OPENAI_BASE_URL=http://127.0.0.1:8766/openai/v1 \ codex "your prompt"
# Anthropic backend ANTHROPIC_BASE_URL=http://127.0.0.1:8766/anthropic \ aider --model claude-sonnet-4-5 # OpenAI backend OPENAI_BASE_URL=http://127.0.0.1:8766/openai/v1 \ aider --model gpt-4o # Ollama (local) OPENAI_BASE_URL=http://127.0.0.1:8766/ollama/v1 \ aider --model ollama/qwen2.5-coder:32b
GEMINI_BASE_URL=http://127.0.0.1:8766/gemini \ gemini "your prompt"
Gemini passthrough is supported but events are not yet parsed — session appears in the dropdown but Trace stays empty.

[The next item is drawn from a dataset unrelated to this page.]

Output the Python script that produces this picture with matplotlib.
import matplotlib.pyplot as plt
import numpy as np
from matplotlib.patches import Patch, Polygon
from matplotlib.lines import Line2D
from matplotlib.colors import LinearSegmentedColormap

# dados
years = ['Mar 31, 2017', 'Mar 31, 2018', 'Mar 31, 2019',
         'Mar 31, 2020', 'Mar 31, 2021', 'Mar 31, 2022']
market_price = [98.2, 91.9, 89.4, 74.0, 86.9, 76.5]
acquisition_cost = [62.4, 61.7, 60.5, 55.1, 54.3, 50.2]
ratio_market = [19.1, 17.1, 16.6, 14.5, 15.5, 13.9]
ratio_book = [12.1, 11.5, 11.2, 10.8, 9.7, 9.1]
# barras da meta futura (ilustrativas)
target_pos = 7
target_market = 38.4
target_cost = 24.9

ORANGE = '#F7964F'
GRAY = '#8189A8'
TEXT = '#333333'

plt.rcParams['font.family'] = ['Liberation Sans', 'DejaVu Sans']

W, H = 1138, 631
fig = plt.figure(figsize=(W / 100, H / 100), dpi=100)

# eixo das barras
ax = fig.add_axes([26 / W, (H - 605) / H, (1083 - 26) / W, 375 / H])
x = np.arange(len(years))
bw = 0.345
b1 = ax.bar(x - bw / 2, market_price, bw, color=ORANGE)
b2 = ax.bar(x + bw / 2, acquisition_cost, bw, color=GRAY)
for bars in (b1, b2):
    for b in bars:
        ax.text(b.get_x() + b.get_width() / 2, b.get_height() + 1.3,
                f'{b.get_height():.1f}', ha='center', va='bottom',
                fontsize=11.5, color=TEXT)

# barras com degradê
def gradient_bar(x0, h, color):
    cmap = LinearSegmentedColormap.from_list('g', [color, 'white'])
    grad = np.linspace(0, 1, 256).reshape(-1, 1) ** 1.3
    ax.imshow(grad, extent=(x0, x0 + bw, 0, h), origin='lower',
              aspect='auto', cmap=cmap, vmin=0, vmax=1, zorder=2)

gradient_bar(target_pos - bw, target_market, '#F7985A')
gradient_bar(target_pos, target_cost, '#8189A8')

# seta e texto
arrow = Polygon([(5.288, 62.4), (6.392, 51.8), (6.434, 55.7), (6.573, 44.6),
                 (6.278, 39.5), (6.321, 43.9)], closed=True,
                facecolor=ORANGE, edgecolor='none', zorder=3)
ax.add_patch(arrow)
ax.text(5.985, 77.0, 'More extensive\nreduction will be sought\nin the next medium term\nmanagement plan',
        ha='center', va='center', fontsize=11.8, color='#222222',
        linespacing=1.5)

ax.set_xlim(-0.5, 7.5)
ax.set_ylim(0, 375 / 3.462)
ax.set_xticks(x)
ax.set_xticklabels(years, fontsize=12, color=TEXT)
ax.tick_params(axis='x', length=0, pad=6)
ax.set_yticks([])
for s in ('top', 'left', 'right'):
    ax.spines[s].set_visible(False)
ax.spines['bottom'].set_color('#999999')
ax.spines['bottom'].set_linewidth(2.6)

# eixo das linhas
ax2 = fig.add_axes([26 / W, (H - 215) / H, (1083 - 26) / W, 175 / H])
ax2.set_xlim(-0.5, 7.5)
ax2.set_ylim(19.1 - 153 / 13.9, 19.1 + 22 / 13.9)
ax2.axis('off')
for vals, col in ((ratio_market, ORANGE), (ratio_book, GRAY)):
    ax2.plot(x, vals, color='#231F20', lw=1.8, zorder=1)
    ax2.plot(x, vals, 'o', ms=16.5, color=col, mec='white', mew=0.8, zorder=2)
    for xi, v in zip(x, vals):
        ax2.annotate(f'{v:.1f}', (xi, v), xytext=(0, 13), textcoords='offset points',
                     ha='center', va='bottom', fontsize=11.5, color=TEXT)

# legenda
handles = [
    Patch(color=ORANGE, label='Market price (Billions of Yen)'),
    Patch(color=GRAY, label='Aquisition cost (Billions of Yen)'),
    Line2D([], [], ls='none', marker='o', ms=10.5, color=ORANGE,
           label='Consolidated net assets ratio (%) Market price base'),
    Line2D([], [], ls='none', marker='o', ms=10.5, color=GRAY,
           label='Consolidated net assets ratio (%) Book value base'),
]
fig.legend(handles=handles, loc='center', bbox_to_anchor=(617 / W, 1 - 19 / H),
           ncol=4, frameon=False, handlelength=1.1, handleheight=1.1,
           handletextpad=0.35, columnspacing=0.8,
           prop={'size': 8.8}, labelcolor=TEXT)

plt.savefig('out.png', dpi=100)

MiniMax M2.5 Free, Kimi, GLM, Qwen and other Zen models
# In CLI Proxy → OpenCode choose route: opencode-zen # voice-copilot injects a temporary runtime override for OpenCode: OPENCODE_CONFIG_CONTENT={"provider":{"opencode":{"options":{"baseURL":"http://127.0.0.1:8766/opencode-zen"}}}}
Use this for OpenCode Zen models such as opencode/minimax-m2.5-free. This is different from OPENAI_BASE_URL because OpenCode reads its provider base URL from runtime config.

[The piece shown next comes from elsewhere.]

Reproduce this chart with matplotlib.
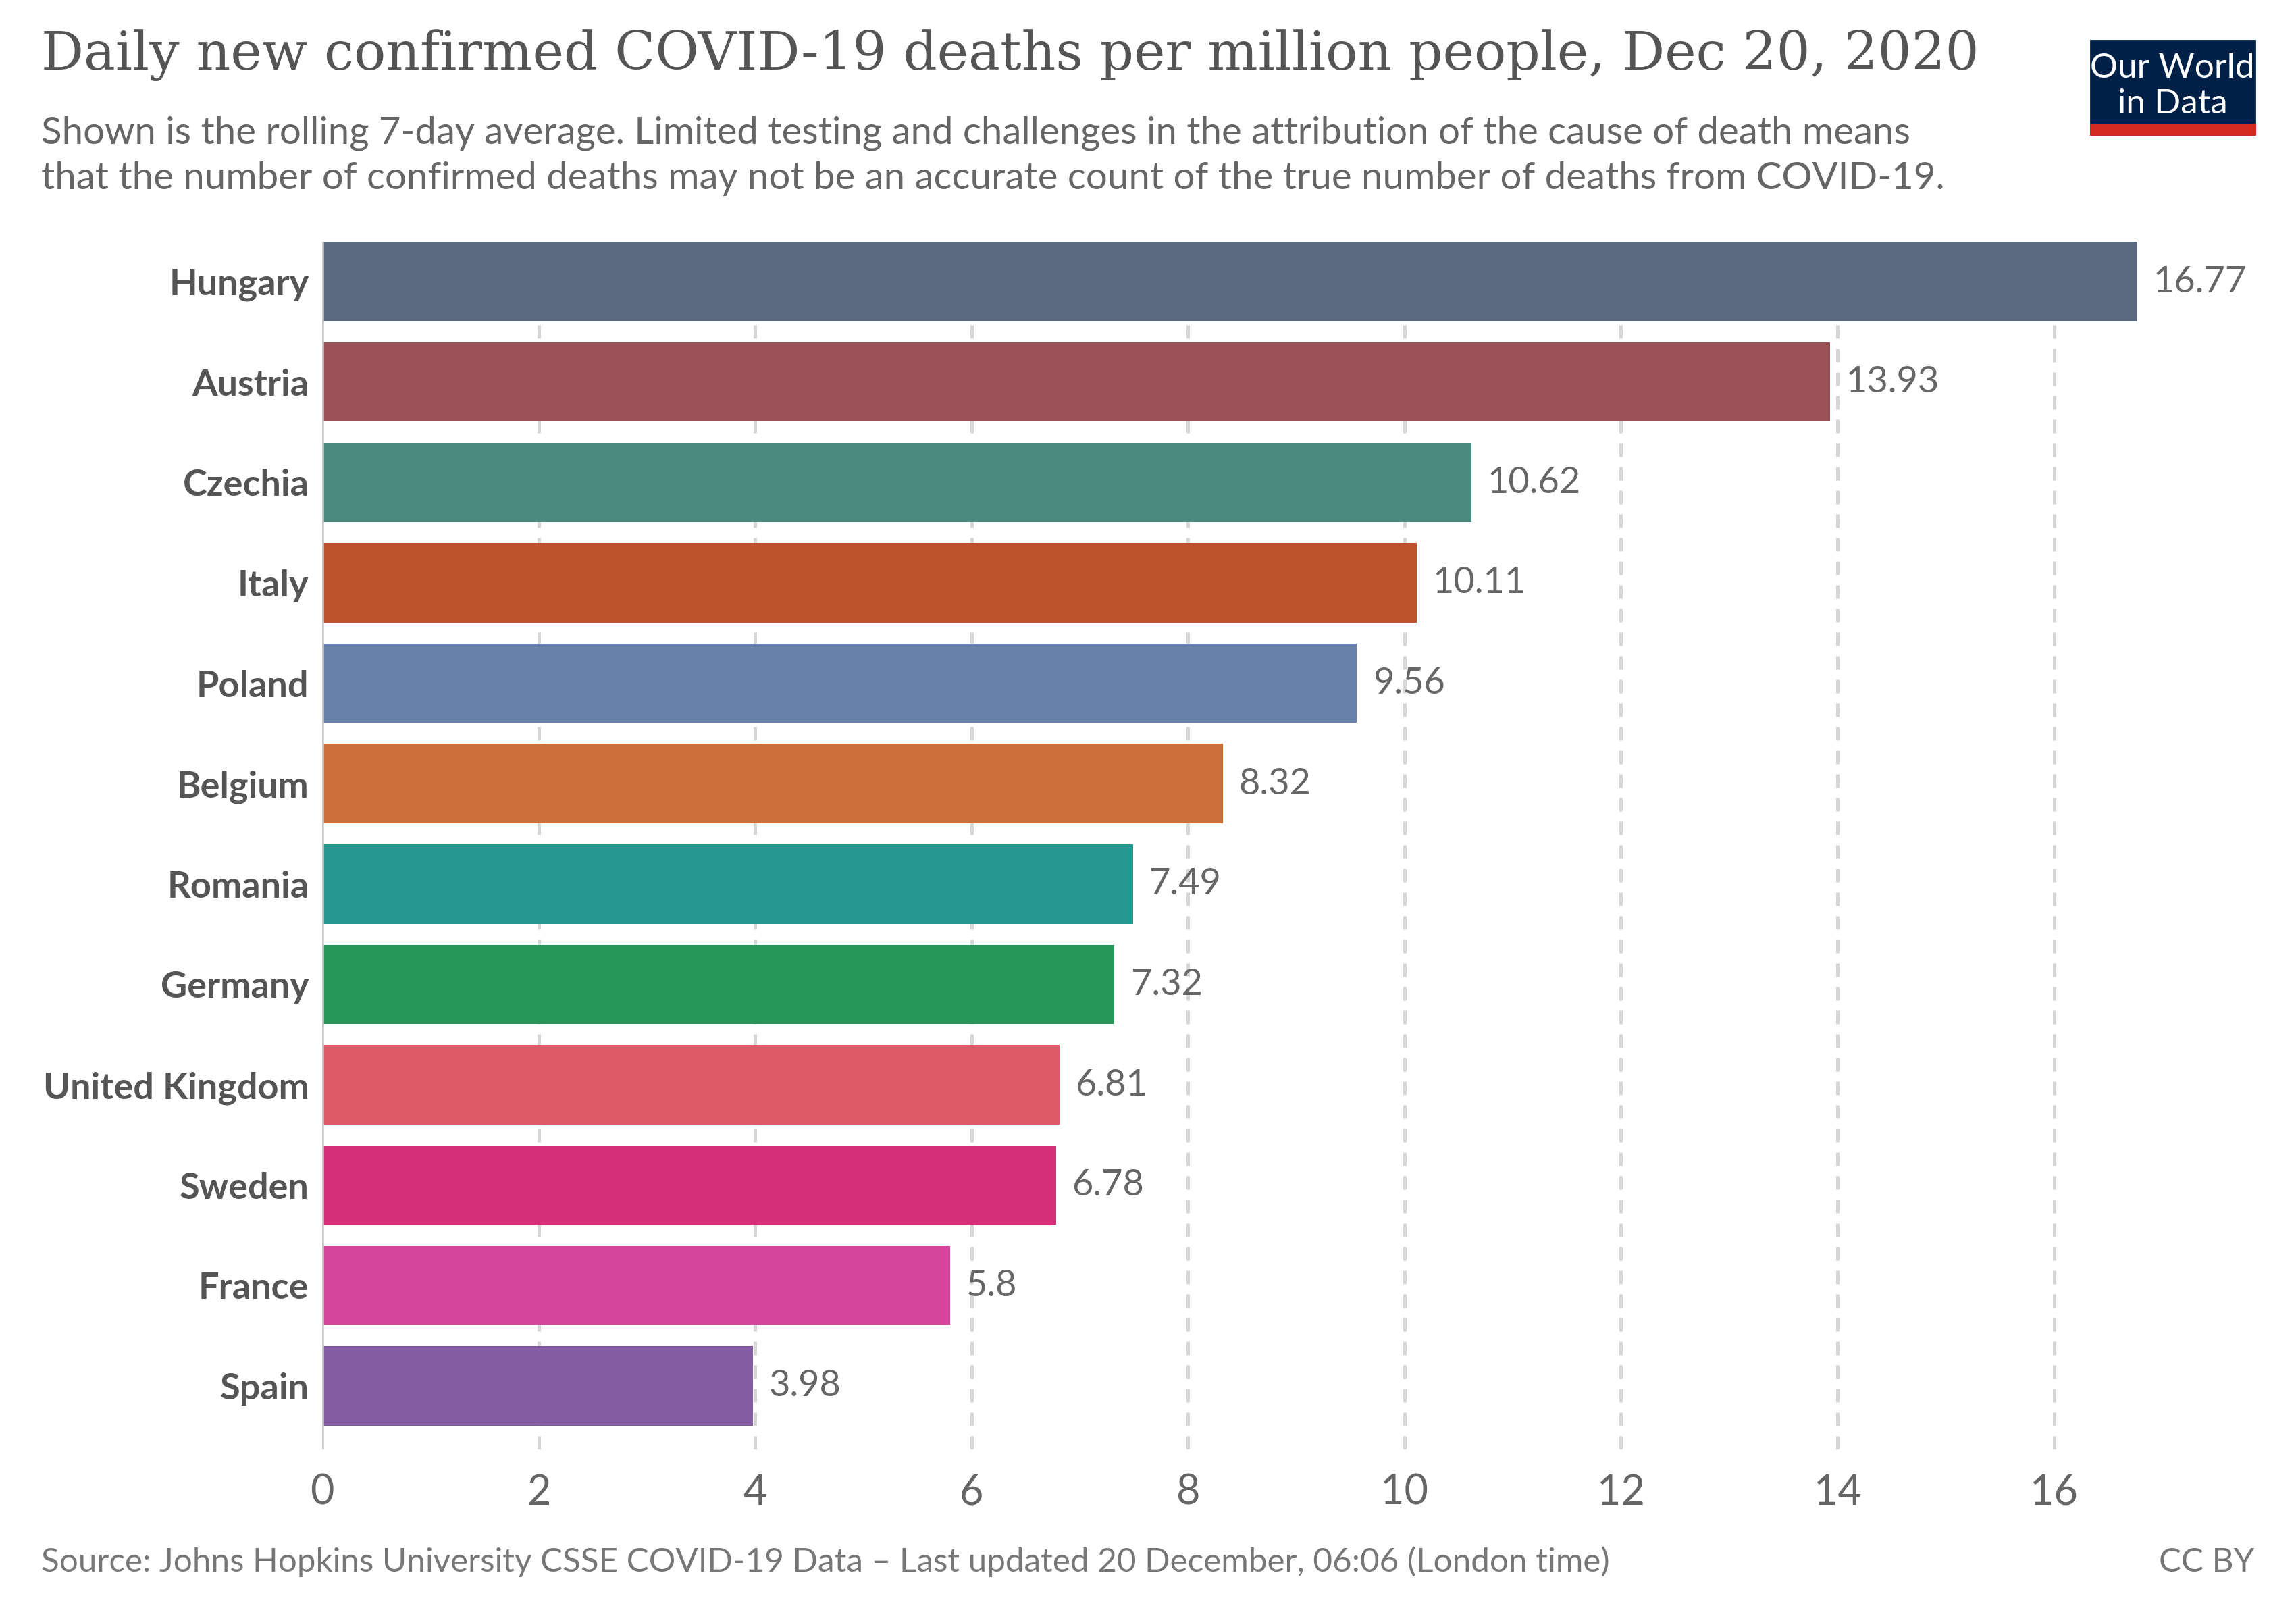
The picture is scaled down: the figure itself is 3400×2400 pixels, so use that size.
import numpy as np
import matplotlib.pyplot as plt
from matplotlib.patches import Rectangle

countries = ['Hungary', 'Austria', 'Czechia', 'Italy', 'Poland', 'Belgium',
             'Romania', 'Germany', 'United Kingdom', 'Sweden', 'France', 'Spain']
deaths = [16.77, 13.93, 10.62, 10.11, 9.56, 8.32, 7.49, 7.32, 6.81, 6.78, 5.8, 3.98]
value_labels = ['16.77', '13.93', '10.62', '10.11', '9.56', '8.32',
                '7.49', '7.32', '6.81', '6.78', '5.8', '3.98']
colors = ['#5a697f', '#9a5158', '#4b8a7f', '#bd532e', '#6881aa', '#cc6f3a',
          '#26988f', '#289659', '#de5b6a', '#d7307b', '#d5459b', '#845ca2']
xticks = [0, 2, 4, 6, 8, 10, 12, 14, 16]

fig = plt.figure(figsize=(17, 12), dpi=200)
ax = fig.add_axes([0.1403, 0.106, 0.7906, 0.745])

y = np.arange(len(countries))
ax.barh(y, deaths, height=0.79, color=colors, zorder=2)

for yi, v, lab in zip(y, deaths, value_labels):
    ax.annotate(lab, (v, yi), xytext=(8.5, 0), textcoords='offset points',
                va='center', ha='left', fontsize=19.5, color='#666666',
                family='Lato', annotation_clip=False)

ax.set_xlim(0, 16.77)
ax.set_ylim(11.63, -0.4)
ax.set_yticks(y)
ax.set_yticklabels(countries, fontsize=19.5, fontweight='bold', color='#555555', family='Lato')
ax.set_xticks(xticks)
ax.set_xticklabels([str(t) for t in xticks], fontsize=22, color='#666666', family='Lato')
ax.tick_params(axis='both', length=0)
ax.tick_params(axis='y', pad=7)
ax.tick_params(axis='x', pad=13)

for t in xticks[1:]:
    ax.axvline(t, color='#d6d6d6', lw=1.8, ls=(0, (4, 3)), zorder=1)
ax.axvline(0, color='#cccccc', lw=2, zorder=3)
for s in ax.spines.values():
    s.set_visible(False)

fig.text(0.018, 0.957, 'Daily new confirmed COVID-19 deaths per million people, Dec 20, 2020',
         fontsize=28.3, family='DejaVu Serif', color='#555555', va='baseline')
fig.text(0.018, 0.9115, 'Shown is the rolling 7-day average. Limited testing and challenges in the attribution of the cause of death means',
         fontsize=20.3, family='Lato', color='#666666', va='baseline')
fig.text(0.018, 0.8835, 'that the number of confirmed deaths may not be an accurate count of the true number of deaths from COVID-19.',
         fontsize=20.3, family='Lato', color='#666666', va='baseline')

fig.text(0.018, 0.0305, 'Source: Johns Hopkins University CSSE COVID-19 Data \u2013 Last updated 20 December, 06:06 (London time)',
         fontsize=17.8, family='Lato', color='#777777', va='baseline')
fig.text(0.982, 0.0305, 'CC BY', fontsize=17.8, family='Lato', color='#777777',
         va='baseline', ha='right')

# logo
fig.patches.append(Rectangle((3096 / 3400, 1 - 199 / 2400), 243 / 3400, 139 / 2400,
                             transform=fig.transFigure, color='#002147', zorder=5))
fig.patches.append(Rectangle((3096 / 3400, 1 - 199 / 2400), 243 / 3400, 15 / 2400,
                             transform=fig.transFigure, color='#d42b21', zorder=6))
fig.text(3217 / 3400, 1 - 115 / 2400, 'Our World', fontsize=18.5, family='Lato',
         color='white', ha='center', va='baseline', zorder=7)
fig.text(3217 / 3400, 1 - 168 / 2400, 'in Data', fontsize=18.5, family='Lato',
         color='white', ha='center', va='baseline', zorder=7)

fig.savefig('out.png', dpi=200, facecolor='white')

(Continue, Open WebUI, LM Studio, Cursor, etc.)
# Set the base URL in the tool's settings to: http://127.0.0.1:8766/openai/v1 # Or via env var: OPENAI_BASE_URL=http://127.0.0.1:8766/openai/v1
No token setup needed — uses the CLI's existing auth
# 1. Install Copilot CLI and log in once: copilot login # 2. In Settings → Commentator, select "copilot-cli" # Set Model to one of: gpt-5-mini gpt-4.1 gpt-4.1-mini gpt-4o o3-mini # # The commentator calls `copilot -p "…" -s --allow-all --model <model>` # Each narration = one subprocess call (~1–2 s latency).
gh copilot / any tool using Copilot API
OPENAI_BASE_URL=https://api.githubcopilot.com \ OPENAI_API_KEY=<your-github-oauth-token> \ gh copilot suggest "…" # For the commentator LLM — select "github-copilot" in Settings → Commentator. # Token auto-discovered from VS Code / gh auth login, or set manually: # API keys tab → GITHUB_COPILOT_TOKEN # Available models (set in Commentator → Model field): # gpt-4.1 gpt-4.1-mini gpt-4.1-nano # gpt-5-mini gpt-4o gpt-4o-mini # o1 o3-mini claude-3.5-sonnet
# OpenRouter OPENROUTER_BASE_URL=http://127.0.0.1:8766/openrouter/v1 # Groq GROQ_BASE_URL=http://127.0.0.1:8766/groq/v1 # Mistral MISTRAL_BASE_URL=http://127.0.0.1:8766/mistral/v1
LLM provider routes
| Provider | Proxy path | Upstream | Parser |
|---|---|---|---|
| Anthropic | /anthropic/… | api.anthropic.com | SSE (Messages API) |
| OpenAI | /openai/v1/… | api.openai.com | SSE (Chat Completions) |
| Ollama compat | /ollama/v1/… | 127.0.0.1:11434 | SSE (OpenAI format) |
| Ollama native | /ollama/api/… | 127.0.0.1:11434 | NDJSON (/api/chat) |
| OpenRouter | /openrouter/v1/… | openrouter.ai/api | SSE |
| Groq | /groq/v1/… | api.groq.com/openai | SSE |
| Mistral | /mistral/v1/… | api.mistral.ai | SSE |
| OpenCode Zen | /opencode-zen/… | opencode.ai/zen/v1 | auto (messages / responses / chat) |
| Gemini | /gemini/… | generativelanguage.googleapis.com | passthrough |
The proxy forwards your original Authorization / x-api-key / x-goog-api-key headers unchanged. No keys are stored.
Custom port
voice-copilot proxy --proxy-port 9000
# Then use port 9000 in all env vars above.
Ollama thinking models
Models that stream a thinking field (e.g. qwq, deepseek-r1) are handled automatically — thinking content appears in Trace as purple THINKING blocks and is included in the narration prompt. Use the native Ollama path (/ollama/api/chat) via litellm ollama_chat/… prefix, or the OpenAI-compat path with reasoning / reasoning_content delta fields.